Nunavik to get more money, control
Block funding deal allows region to set priorities
More regional government money will be up for grabs in Nunavik after the new fiscal year.
The cash comes from the regional council’s recent decision to demand more autonomy from the provincial government when it comes to council spending.
Under a resolution passed at the mid-November meeting, the regional government executive got the green light to complete negotiations for a new block funding arrangement with the Quebec government. Currently, the regional government receives funding from upwards of 15 different agreements with Quebec.
The resolution to bring all provincial funding into one package — often referred to as the “single-window” approach — reflects the agreement signed last year between Quebec and the regional government to simplify the funding process, and in turn, make it easier for Nunavimmiut to govern themselves.

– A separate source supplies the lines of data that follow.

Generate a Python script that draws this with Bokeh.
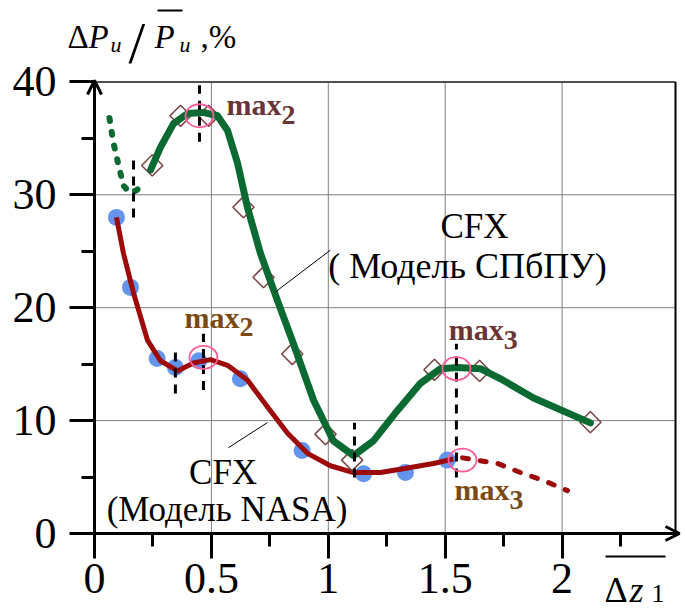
import numpy as np
from bokeh.plotting import figure
from bokeh.models import Range1d, FixedTicker, Label, Arrow, OpenHead
from bokeh.embed import file_html
from bokeh.resources import INLINE

# ---- axes ----
x_ticks = [0, 0.5, 1, 1.5, 2]
x_tick_labels = ["0", "0.5", "1", "1.5", "2"]
x_minor = [0.25, 0.75, 1.25, 1.75, 2.25]
y_ticks = [0, 10, 20, 30, 40]
y_tick_labels = ["0", "10", "20", "30", "40"]
y_minor = [5, 15, 25, 35]
x_grid = [0.5, 1, 1.5, 2]
y_grid = [10, 20, 30]
X_MAX = 2.485
Y_MAX = 40

# ---- CFX (Модель NASA): points ----
nasa_x = [0.094, 0.154, 0.268, 0.346, 0.446, 0.624, 0.888, 1.151, 1.33, 1.509]
nasa_y = [28.0, 21.8, 15.5, 14.7, 15.3, 13.7, 7.35, 5.3, 5.4, 6.5]
# curve
nasa_cx = [0.094, 0.124, 0.167, 0.227, 0.282, 0.355, 0.423, 0.496, 0.569, 0.654,
           0.740, 0.825, 0.911, 1.009, 1.108, 1.223, 1.339, 1.450, 1.535]
nasa_cy = [28.0, 24.8, 21.3, 17.1, 15.3, 14.4, 15.1, 15.4, 14.9, 13.6,
           11.2, 8.9, 7.1, 6.0, 5.4, 5.4, 5.8, 6.2, 6.6]
# dashed extension
nasa_ex = [1.574, 1.724, 1.822, 1.920, 2.023]
nasa_ey = [6.7, 6.2, 5.4, 4.7, 3.8]

# ---- CFX (Модель СПбПУ): points ----
spb_x = [0.247, 0.368, 0.488, 0.637, 0.723, 0.846, 0.988, 1.102, 1.454, 1.647, 2.121]
spb_y = [32.6, 37.0, 37.0, 28.9, 22.7, 15.9, 8.8, 6.5, 14.5, 14.4, 9.86]
spb_cx = [0.240, 0.282, 0.338, 0.398, 0.466, 0.526, 0.569, 0.612, 0.654, 0.710,
          0.783, 0.851, 0.937, 1.022, 1.108, 1.193, 1.296, 1.394, 1.480, 1.553,
          1.651, 1.737, 1.878, 2.121]
spb_cy = [32.2, 34.2, 36.3, 37.2, 37.3, 37.0, 35.7, 32.8, 28.9, 24.8,
          20.6, 16.8, 11.8, 8.2, 6.9, 8.2, 10.9, 13.3, 14.6, 14.7,
          14.6, 13.7, 12.0, 9.8]
spb_ex = [0.064, 0.081, 0.103, 0.124, 0.150, 0.180, 0.205]
spb_ey = [36.8, 34.6, 32.6, 30.8, 30.2, 30.4, 30.9]

# ---- extremum markers ----
mark_x = [0.167, 0.449, 0.346, 0.466, 1.112, 1.548]
mark_y0 = [28.0, 34.7, 12.4, 12.7, 4.96, 4.96]
mark_y1 = [33.1, 39.7, 16.6, 17.7, 9.8, 16.8]
ring_x = [0.449, 0.466, 1.548, 1.574]
ring_y = [37.0, 15.6, 14.6, 6.5]

GREEN = "#0b6a32"
RED = "#9c0a0a"
BLUE = "#6495ed"
DIAM = "#7a4242"
PINK = "#ff5c9a"
MAXC1 = "#6b3434"
MAXC2 = "#7a4a12"
SERIF = "Liberation Serif"

# canvas <-> data helpers (frame covers the whole canvas; axes are fixed at 0)
PX_X0, PX_PER_X = 94, 233.8
PX_Y0, PX_PER_Y = 533, 11.29
TXT_SHIFT = 11  # px correction for label baseline placement


def px2x(px):
    return (px - PX_X0) / PX_PER_X


def px2y(py):
    return (PX_Y0 - py) / PX_PER_Y


p = figure(width=685, height=616, title=None,
           x_range=Range1d(px2x(0), px2x(685)), y_range=Range1d(px2y(616), px2y(0)),
           output_backend="svg", toolbar_location=None,
           min_border_left=0, min_border_right=0, min_border_top=0, min_border_bottom=0)
p.background_fill_color = "white"
p.border_fill_color = "white"
p.outline_line_color = None
p.grid.visible = False

p.xaxis.ticker = FixedTicker(ticks=x_ticks, minor_ticks=x_minor)
p.yaxis.ticker = FixedTicker(ticks=y_ticks, minor_ticks=y_minor)
p.xaxis.major_label_overrides = dict(zip(x_ticks, x_tick_labels))
p.yaxis.major_label_overrides = dict(zip(y_ticks, y_tick_labels))
p.xaxis.fixed_location = 0
p.yaxis.fixed_location = 0
p.xaxis.bounds = (0, X_MAX)
p.yaxis.bounds = (0, Y_MAX)
for ax in p.axis:
    ax.axis_line_width = 3
    ax.axis_line_color = "black"
    ax.major_tick_line_width = 3
    ax.minor_tick_line_width = 3
    ax.major_tick_out = 25
    ax.major_tick_in = 0
    ax.minor_tick_out = 13
    ax.minor_tick_in = 0
    ax.major_label_text_font = SERIF
    ax.major_label_text_font_size = "44px"
    ax.major_label_text_color = "black"
p.xaxis.major_label_standoff = 5
p.yaxis.major_label_standoff = 13

# grid lines limited to the plotting box, and the box's top/right border
p.segment(x0=x_grid, y0=0, x1=x_grid, y1=Y_MAX, line_color="#808080", line_width=1)
p.segment(x0=0, y0=y_grid, x1=X_MAX, y1=y_grid, line_color="#808080", line_width=1)
p.segment(x0=0, y0=Y_MAX, x1=X_MAX, y1=Y_MAX, line_color="#505050", line_width=2)
p.segment(x0=X_MAX, y0=0, x1=X_MAX, y1=Y_MAX, line_color="black", line_width=2)

# axis arrows
p.add_layout(Arrow(end=OpenHead(size=14, line_width=3, line_color="black"),
                   x_start=0, y_start=38.5, x_end=0, y_end=px2y(80),
                   line_width=3, line_color="black"))
p.add_layout(Arrow(end=OpenHead(size=14, line_width=3, line_color="black"),
                   x_start=2.4, y_start=0, x_end=px2x(679), y_end=0,
                   line_width=3, line_color="black"))

# NASA series
p.scatter(nasa_x, nasa_y, size=17, color=BLUE, line_color=None)
p.line(nasa_cx, nasa_cy, line_color=RED, line_width=5, line_join="round")
p.line(nasa_ex, nasa_ey, line_color=RED, line_width=5, line_dash="6 12", line_cap="round")

# SPbPU series
p.scatter(spb_x, spb_y, marker="square", angle=np.pi / 4, size=15, fill_color=None,
          line_color=DIAM, line_width=1.5)
p.line(spb_cx, spb_cy, line_color=GREEN, line_width=7, line_join="round", line_cap="round")
p.line(spb_ex, spb_ey, line_color=GREEN, line_width=6, line_dash="3 11", line_cap="round")

# extremum markers
p.segment(x0=mark_x, y0=mark_y0, x1=mark_x, y1=mark_y1, line_color="black",
          line_width=3, line_dash="9 7")
p.ellipse(x=ring_x, y=ring_y, width=28, height=23, width_units="screen",
          height_units="screen", fill_color=None, line_color=PINK, line_width=1.8)

# leader lines
p.segment(x0=[1.009, 0.573], y0=[25.1, 7.6], x1=[0.774, 0.740], y1=[21.4, 9.83],
          line_color="black", line_width=1)


def lab(x, y, text, size, color="black", style="normal", align="left"):
    p.add_layout(Label(x=x, y=y + TXT_SHIFT / PX_PER_Y, text=text, text_font=SERIF,
                       text_font_size=size, text_color=color, text_font_style=style,
                       text_align=align, text_baseline="alphabetic"))


# max labels
SUB = px2x(PX_X0 + 55)
for (mx, my, sub, col) in [(0.565, 37.0, "2", MAXC1), (0.385, 18.2, "2", MAXC2),
                           (1.515, 17.1, "3", MAXC1), (1.54, 2.92, "3", MAXC2)]:
    lab(mx, my, "max", "30px", col, "bold")
    lab(mx + SUB, my - 0.9, sub, "28px", col, "bold")

# series labels
lab(1.625, 26.2, "CFX", "35px", align="center")
lab(1.595, 22.7, "( Модель СПбПУ)", "36px", align="center")
lab(0.55, 4.43, "CFX", "35px", align="center")
lab(0.567, 1.15, "(Модель NASA)", "35px", align="center")

# y-axis title
lab(px2x(67), px2y(47), "Δ", "33px")
lab(px2x(88), px2y(47), "P", "33px", style="italic")
lab(px2x(110), px2y(55), "и", "22px", style="italic")
lab(px2x(128), px2y(53), "/", "60px")
lab(px2x(154), px2y(47), "P", "33px", style="italic")
lab(px2x(179), px2y(55), "и", "22px", style="italic")
lab(px2x(200), px2y(47), ",%", "33px")
# x-axis title
lab(px2x(604), px2y(600), "Δ", "36px")
lab(px2x(629), px2y(600), "z", "36px", style="italic")
lab(px2x(651), px2y(604), "1", "26px")
# overlines
p.segment(x0=[px2x(157), px2x(605)], y0=[px2y(10), px2y(556)],
          x1=[px2x(182), px2x(665)], y1=[px2y(10), px2y(556)],
          line_color="black", line_width=2)

open("out.html", "w").write(file_html(p, INLINE))
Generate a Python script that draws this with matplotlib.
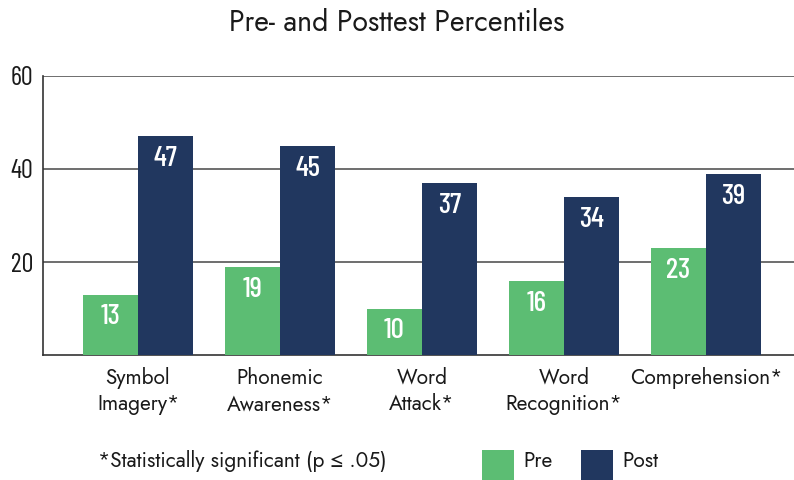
import matplotlib
matplotlib.use("Agg")
import matplotlib.pyplot as plt
import numpy as np
from matplotlib.patches import Rectangle

categories = ["Symbol\nImagery*", "Phonemic\nAwareness*", "Word\nAttack*", "Word\nRecognition*", "Comprehension*"]
pre_values = [13, 19, 10, 16, 23]
post_values = [47, 45, 37, 34, 39]
y_ticks = [20, 40, 60]
title = "Pre- and Posttest Percentiles"
footnote = "*Statistically significant (p \u2264 .05)"
series_names = ["Pre", "Post"]

GREEN = "#5cbd73"
NAVY = "#21375f"
TXT = "#1a1a1a"
num_font = ["Barlow Condensed", "DejaVu Sans"]
main_font = ["Jost", "DejaVu Sans"]

fig = plt.figure(figsize=(7.94, 4.8), dpi=100)
ax = fig.add_axes([0.054, 0.2604, 0.946, 0.5813])

x = np.arange(len(categories))
w = 0.39
b1 = ax.bar(x - w / 2, pre_values, w, color=GREEN, zorder=3)
b2 = ax.bar(x + w / 2, post_values, w, color=NAVY, zorder=3)

for bars, vals in ((b1, pre_values), (b2, post_values)):
    for r, v in zip(bars, vals):
        ax.annotate(str(v), (r.get_x() + r.get_width() / 2, v), xytext=(0, -16.5),
                    textcoords="offset points", ha="center", va="center",
                    color="white", fontsize=21, fontweight=500, fontfamily=num_font, zorder=4)

ax.set_xlim(-0.67, 4.62)
ax.set_ylim(0, 60)
ax.set_yticks(y_ticks)
ax.set_yticklabels([str(t) for t in y_ticks], fontsize=19, fontfamily=num_font, color=TXT)
ax.grid(axis="y", color="#555555", linewidth=1.2, zorder=0)
ax.tick_params(axis="y", length=0, pad=7)
ax.tick_params(axis="x", length=0, pad=8.5)
ax.set_xticks(x)
ax.set_xticklabels(categories, fontsize=15, fontfamily=main_font, color=TXT, linespacing=1.25)
for s in ("top", "right"):
    ax.spines[s].set_visible(False)
ax.spines["left"].set_color("#333333")
ax.spines["bottom"].set_color("#333333")
ax.spines["left"].set_linewidth(1.2)
ax.spines["bottom"].set_linewidth(1.2)

fig.text(0.5, 0.952, title, ha="center", va="center", fontsize=20.5, fontfamily=main_font, color=TXT)
fig.text(0.123, 0.04, footnote, ha="left", va="center", fontsize=15, fontfamily=main_font, color=TXT)

# legend
for i, (name, col) in enumerate(zip(series_names, [GREEN, NAVY])):
    x0 = 482 + i * 99
    fig.patches.append(Rectangle((x0 / 794, 0.0), 32 / 794, 30 / 480, transform=fig.transFigure,
                                 facecolor=col, edgecolor="none"))
    fig.text((x0 + 41) / 794, 0.04, name, ha="left", va="center", fontsize=15,
             fontfamily=main_font, color=TXT)

fig.savefig("out.png", dpi=100)
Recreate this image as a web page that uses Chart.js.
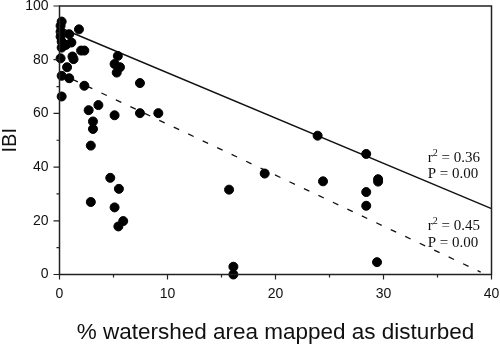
<!DOCTYPE html>
<html>
<head>
<meta charset="utf-8">
<script src="https://cdn.jsdelivr.net/npm/chart.js@4/dist/chart.umd.min.js"></script>
<style>
    html, body { margin: 0; padding: 0; background: #fff; }
    #wrap { width: 500px; height: 346px; }
</style>
</head>
<body>
<div id="wrap"><canvas id="ibiChart" width="500" height="346"></canvas></div>
<script>
// Observed sites: % disturbed area vs IBI
const disturbedPct = [
    0.2, 0.1, 1.8, 0.1, 0.9, 0.1, 0.2, 1.1, 0.6, 0.2,
    2.0, 2.3, 1.2, 1.3, 0.1, 0.7, 0.2, 0.9, 2.3, 0.2,
    5.4, 5.1, 5.6, 5.3, 7.45, 2.7, 3.6, 5.1, 7.45, 9.15,
    3.1, 3.1, 2.9, 4.7, 5.5, 2.9, 5.1, 5.9, 5.45,
    23.9, 28.4, 19.0, 24.4, 29.5, 29.5, 15.7, 28.4, 28.4, 16.1, 16.1, 29.4
];
const ibiScore = [
    94.2, 92.6, 91.3, 90.4, 89.5, 88.6, 86.7, 86.4, 85.5, 84.5,
    83.4, 83.4, 81.2, 80.2, 80.5, 77.2, 74.0, 73.1, 70.3, 66.3,
    81.4, 78.4, 77.2, 75.2, 71.3, 61.2, 63.1, 59.3, 60.1, 60.1,
    57.0, 54.2, 48.0, 36.0, 31.9, 27.0, 25.0, 19.9, 17.9,
    51.7, 44.9, 37.6, 34.7, 35.5, 34.6, 31.6, 30.7, 25.6, 2.9, 0, 4.6
];

// Fitted lines (end points)
const solidFitX = [0, 40];
const solidFitY = [92, 24.5];
const dashFitX = [1.2, 39];
const dashFitY = [72.7, 0.9];

// Axis ticks
const xMajorTicks = [0, 10, 20, 30, 40];
const xMinorTicks = [5, 15, 25, 35];
const yMajorTicks = [0, 20, 40, 60, 80, 100];
const yMinorTicks = [10, 30, 50, 70, 90];

// Fit statistics labels
const fitLabels = [
    { r2: '0.36', p: '0.00', x: 34.1, y: 42.0 },
    { r2: '0.45', p: '0.00', x: 34.1, y: 16.5 }
];

const toPoints = (xs, ys) => xs.map((x, i) => ({ x: x, y: ys[i] }));

// Box, tick marks and r²/P text
const framePlugin = {
    id: 'frame',
    afterDraw(chart) {
        const ctx = chart.ctx;
        const area = chart.chartArea;
        const xs = chart.scales.x;
        const ys = chart.scales.y;
        ctx.save();
        ctx.strokeStyle = '#222';
        ctx.lineWidth = 1.5;
        ctx.strokeRect(area.left, area.top, area.right - area.left, area.bottom - area.top);

        ctx.lineWidth = 1.2;
        ctx.beginPath();
        xMajorTicks.forEach(v => {
            const px = xs.getPixelForValue(v);
            ctx.moveTo(px, area.bottom);
            ctx.lineTo(px, area.bottom + 5);
        });
        xMinorTicks.forEach(v => {
            const px = xs.getPixelForValue(v);
            ctx.moveTo(px, area.bottom);
            ctx.lineTo(px, area.bottom + 3);
        });
        yMajorTicks.forEach(v => {
            const py = ys.getPixelForValue(v);
            ctx.moveTo(area.left, py);
            ctx.lineTo(area.left - 6, py);
        });
        yMinorTicks.forEach(v => {
            const py = ys.getPixelForValue(v);
            ctx.moveTo(area.left, py);
            ctx.lineTo(area.left - 3, py);
        });
        ctx.stroke();

        // r² and P labels
        ctx.fillStyle = '#111';
        ctx.textBaseline = 'alphabetic';
        ctx.textAlign = 'left';
        fitLabels.forEach(lbl => {
            const px = xs.getPixelForValue(lbl.x);
            const py = ys.getPixelForValue(lbl.y);
            ctx.font = '15px "Liberation Serif"';
            ctx.fillText('r', px, py);
            const rw = ctx.measureText('r').width;
            ctx.font = '10px "Liberation Serif"';
            ctx.fillText('2', px + rw, py - 6);
            const sw = ctx.measureText('2').width;
            ctx.font = '15px "Liberation Serif"';
            ctx.fillText(' = ' + lbl.r2, px + rw + sw, py);
            ctx.fillText('P = ' + lbl.p, px, py + 16.5);
        });
        ctx.restore();
    }
};

const ctx = document.getElementById('ibiChart').getContext('2d');
new Chart(ctx, {
    type: 'scatter',
    data: {
        datasets: [
            {
                label: 'Sites',
                data: toPoints(disturbedPct, ibiScore),
                backgroundColor: '#000',
                borderColor: '#000',
                pointRadius: 4.5,
                pointHoverRadius: 4.5,
                clip: false,
                order: 0
            },
            {
                label: 'Fit 1',
                type: 'line',
                data: toPoints(solidFitX, solidFitY),
                borderColor: '#111',
                borderWidth: 1.4,
                pointRadius: 0,
                fill: false,
                order: 1
            },
            {
                label: 'Fit 2',
                type: 'line',
                data: toPoints(dashFitX, dashFitY),
                borderColor: '#111',
                borderWidth: 1.3,
                borderDash: [6, 10],
                pointRadius: 0,
                fill: false,
                order: 2
            }
        ]
    },
    options: {
        responsive: false,
        animation: false,
        devicePixelRatio: 1,
        layout: { padding: { top: 6, right: 8.5, left: 0, bottom: 0 } },
        plugins: {
            legend: { display: false },
            tooltip: { enabled: false }
        },
        scales: {
            x: {
                type: 'linear',
                min: 0,
                max: 40,
                afterFit: scale => {
                    scale.height = 71.5;
                    scale.paddingLeft = 0;
                    scale.paddingRight = 0;
                },
                grid: { display: false, drawTicks: false },
                border: { display: false },
                ticks: {
                    stepSize: 10,
                    padding: 11,
                    color: '#111',
                    font: { family: '"Liberation Sans", Arial', size: 14 }
                },
                title: {
                    display: true,
                    text: '% watershed area mapped as disturbed',
                    color: '#111',
                    font: { family: '"Liberation Sans", Arial', size: 22.5 },
                    padding: { top: 0, bottom: 0 }
                }
            },
            y: {
                type: 'linear',
                min: 0,
                max: 100,
                afterFit: scale => {
                    scale.width = 59.5;
                    scale.paddingTop = 0;
                    scale.paddingBottom = 0;
                },
                grid: { display: false, drawTicks: false },
                border: { display: false },
                ticks: {
                    stepSize: 20,
                    padding: 11,
                    color: '#111',
                    font: { family: '"Liberation Sans", Arial', size: 14 }
                },
                title: {
                    display: true,
                    text: 'IBI',
                    color: '#111',
                    font: { family: '"Liberation Sans", Arial', size: 20, lineHeight: 1 },
                    padding: { top: 0, bottom: 0 }
                }
            }
        }
    },
    plugins: [framePlugin]
});
</script>
</body>
</html>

But council expects the new arrangement will do more than group funds into one block. The regional government also wants the $28-million in annual provincial funding to climb by at least six per cent every year.
Johnny Adams, chair of the Kativik Regional Government council, said the added funds would reflect the growing cost of living in the North. He expected the increase would give Nunavik at least $1.5 million extra funding by the end of the 2004-05 fiscal year.
“It [the change] will give regional council a lot more flexibility in terms of where to prioritize in the region,” Adams said.
Adams added that the new block funding would also have a population index, which means for the first time, Nunavik would receive funding to reflect its growing population.
Adams suggested the new money could go toward regionally administered programs in recreation or search and rescue services.
Adams, who has been involved with the block funding negotiations for several years, said this arrangement would last for the next 23 years and would come under review every five years, which would allow for increases to accommodate new provincial programs.
Although he called the new arrangement “a step in the right direction” toward decentralizing power to Nunavik, Adams said up to 27 more funding agreements had to be sorted out with the federal and provincial governments.